When Claire McCaskill was state auditor, she did so-called ‘performance audits,’ that mostly dealt with non-financial aspects of an entity’s performance. We asked Schweich if he plans to do the same.
“Performance audit is a very broad phrase and can be interpreted in a lot of different ways; I don’t really like the phrase. What I can tell you is I won’t just be looking at accounting standards, I’ll be looking at accounting standards, I will be looking at the performance of government. But I’m not going to have, like Claire McCaskill did, a separate performance division of the auditor’s office. I think it’s all part of the same thing,” Schweich said.
Schweich says he plans to complete all of the audits started by his predecessor, Susan Montee. He also has a number of audits planned for this year; including the ethics commission, a number of cities, and 23 county audits.
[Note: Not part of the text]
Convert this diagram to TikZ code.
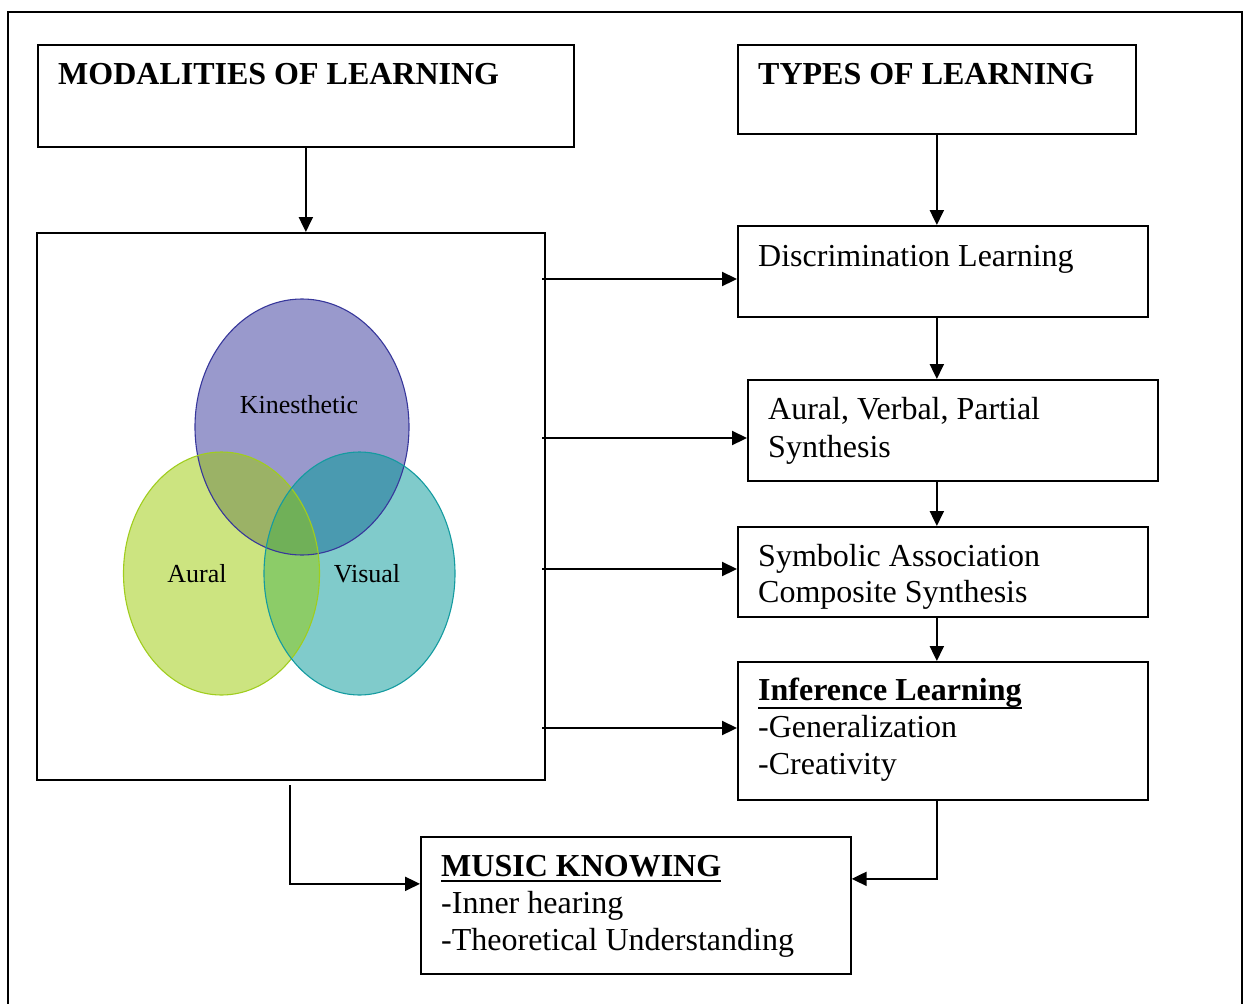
\documentclass[tikz,border=0pt]{standalone}
\usepackage{fontspec}
\setmainfont{Liberation Serif}
\usetikzlibrary{arrows.meta}
\definecolor{kfill}{RGB}{153,153,204}
\definecolor{afill}{RGB}{204,228,128}
\definecolor{vfill}{RGB}{128,203,203}
\definecolor{kafill}{RGB}{155,178,102}
\definecolor{kvfill}{RGB}{74,154,176}
\definecolor{avfill}{RGB}{140,204,104}
\definecolor{kavfill}{RGB}{112,176,88}
\definecolor{kline}{RGB}{55,55,155}
\definecolor{aline}{RGB}{160,205,30}
\definecolor{vline}{RGB}{20,155,160}
\begin{document}
\begin{tikzpicture}[x=1pt,y=-1pt,
  box/.style={draw, line width=1.7pt, anchor=north west, inner sep=0pt},
  txt/.style={anchor=base west, inner sep=0pt, font=\fontsize{32}{37}\selectfont},
  vlab/.style={anchor=base, inner sep=0pt, font=\fontsize{26}{30}\selectfont},
  arr/.style={line width=2.2pt, -{Triangle[length=15pt,width=14pt]}},
  uline/.style={line width=2pt}]
\useasboundingbox (0,0) rectangle (1245,1004);
% outer frame
\draw[line width=1.5pt] (8,1004) -- (8,12) -- (1242,12) -- (1242,1004);

% boxes
\node[box, minimum width=536pt, minimum height=102pt] (mod) at (37,44) {};
\node[box, minimum width=398pt, minimum height=89pt] (types) at (737,44) {};
\node[box, minimum width=508pt, minimum height=547pt] (big) at (36,232) {};
\node[box, minimum width=410pt, minimum height=91pt] (disc) at (737,225) {};
\node[box, minimum width=410pt, minimum height=101pt] (aur) at (747,379) {};
\node[box, minimum width=410pt, minimum height=90pt] (sym) at (737,526) {};
\node[box, minimum width=410pt, minimum height=138pt] (inf) at (737,661) {};
\node[box, minimum width=430pt, minimum height=137pt] (music) at (420,836) {};

% texts
\node[txt] (modt) at (58,84) {\bfseries MODALITIES OF LEARNING};
\node[txt] (typest) at (758,84) {\bfseries TYPES OF LEARNING};
\node[txt] (disct) at (758,266) {Discrimination Learning};
\node[txt] (aurt1) at (768,419) {Aural, Verbal, Partial};
\node[txt] (aurt2) at (768,457) {Synthesis};
\node[txt] (symt1) at (758,566) {Symbolic Association};
\node[txt] (symt2) at (758,602) {Composite Synthesis};
\node[txt] (inft1) at (758,700) {\bfseries Inference Learning};
\node[txt] (inft2) at (758,737) {-Generalization};
\node[txt] (inft3) at (758,774) {-Creativity};
\node[txt] (must1) at (441,876) {\bfseries MUSIC KNOWING};
\node[txt] (must2) at (441,913) {-Inner hearing};
\node[txt] (must3) at (441,950) {-Theoretical Understanding};
\draw[uline] ([yshift=-8pt]inft1.base west) -- ([yshift=-8pt]inft1.base east);
\draw[uline] ([yshift=-4.5pt]must1.base west) -- ([yshift=-4.5pt]must1.base east);

% Venn
\fill[kfill] (302,427) ellipse [x radius=107pt, y radius=128pt];
\fill[afill] (221.5,573.5) ellipse [x radius=98pt, y radius=121.5pt];
\fill[vfill] (359.5,573.5) ellipse [x radius=95.5pt, y radius=121.5pt];
\begin{scope}
  \clip (302,427) ellipse [x radius=107pt, y radius=128pt];
  \fill[kafill] (221.5,573.5) ellipse [x radius=98pt, y radius=121.5pt];
  \fill[kvfill] (359.5,573.5) ellipse [x radius=95.5pt, y radius=121.5pt];
\end{scope}
\begin{scope}
  \clip (221.5,573.5) ellipse [x radius=98pt, y radius=121.5pt];
  \fill[avfill] (359.5,573.5) ellipse [x radius=95.5pt, y radius=121.5pt];
\end{scope}
\begin{scope}
  \clip (302,427) ellipse [x radius=107pt, y radius=128pt];
  \clip (221.5,573.5) ellipse [x radius=98pt, y radius=121.5pt];
  \fill[kavfill] (359.5,573.5) ellipse [x radius=95.5pt, y radius=121.5pt];
\end{scope}
\draw[kline, line width=1.1pt] (302,427) ellipse [x radius=107pt, y radius=128pt];
\draw[aline, line width=1.1pt] (221.5,573.5) ellipse [x radius=98pt, y radius=121.5pt];
\draw[vline, line width=1.1pt] (359.5,573.5) ellipse [x radius=95.5pt, y radius=121.5pt];
\node[vlab] (kin) at (299,413) {Kinesthetic};
\node[vlab] (aurl) at (197,582) {Aural};
\node[vlab] (vis) at (367,582) {Visual};

% vertical connectors
\draw[arr] (mod.south) -- (mod.south |- big.north);
\draw[arr] (types.south) -- (types.south |- disc.north);
\draw[arr] (types.south |- disc.south) -- (types.south |- aur.north);
\draw[arr] (types.south |- aur.south) -- (types.south |- sym.north);
\draw[arr] (types.south |- sym.south) -- (types.south |- inf.north);

% horizontal connectors
\coordinate (h1) at (542,279);
\coordinate (h2) at (542,438);
\coordinate (h3) at (542,569);
\coordinate (h4) at (542,728);
\draw[arr] (h1) -- (h1 -| disc.west);
\draw[arr] (h2) -- (h2 -| aur.west);
\draw[arr] (h3) -- (h3 -| sym.west);
\draw[arr] (h4) -- (h4 -| inf.west);

% bottom connectors
\coordinate (b1) at (290,785);
\draw[arr] (b1) |- ([yshift=21.5pt]music.west);
\draw[arr] (types.south |- inf.south) |- ([yshift=26.5pt]music.east);
\end{tikzpicture}
\end{document}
At his first press conference as auditor, Schweich announced his new senior staff. He says he tried to keep much of the previous staff intact, including three audit supervisors who have worked for state auditors for nearly 30 years. But he also made some new hires, including his Deputy Auditor Harry Otto, a past President of the Missouri Society of Certified Public Accountants. Patricia Vincent, the former Director of the Department of Revenue, will serve as Schweich’s Director of Administration.
“I was lucky enough; I interviewed multiple people for all these positions, in some cases more than 10 or 15 people. In each case I was lucky to get my very first choice, who accepted the offer that was given to them,” Schweich said.
Schweich also hired his campaign manager as his Chief of Staff, and brought in new lawyers, media relations employees, and a legislative advisor.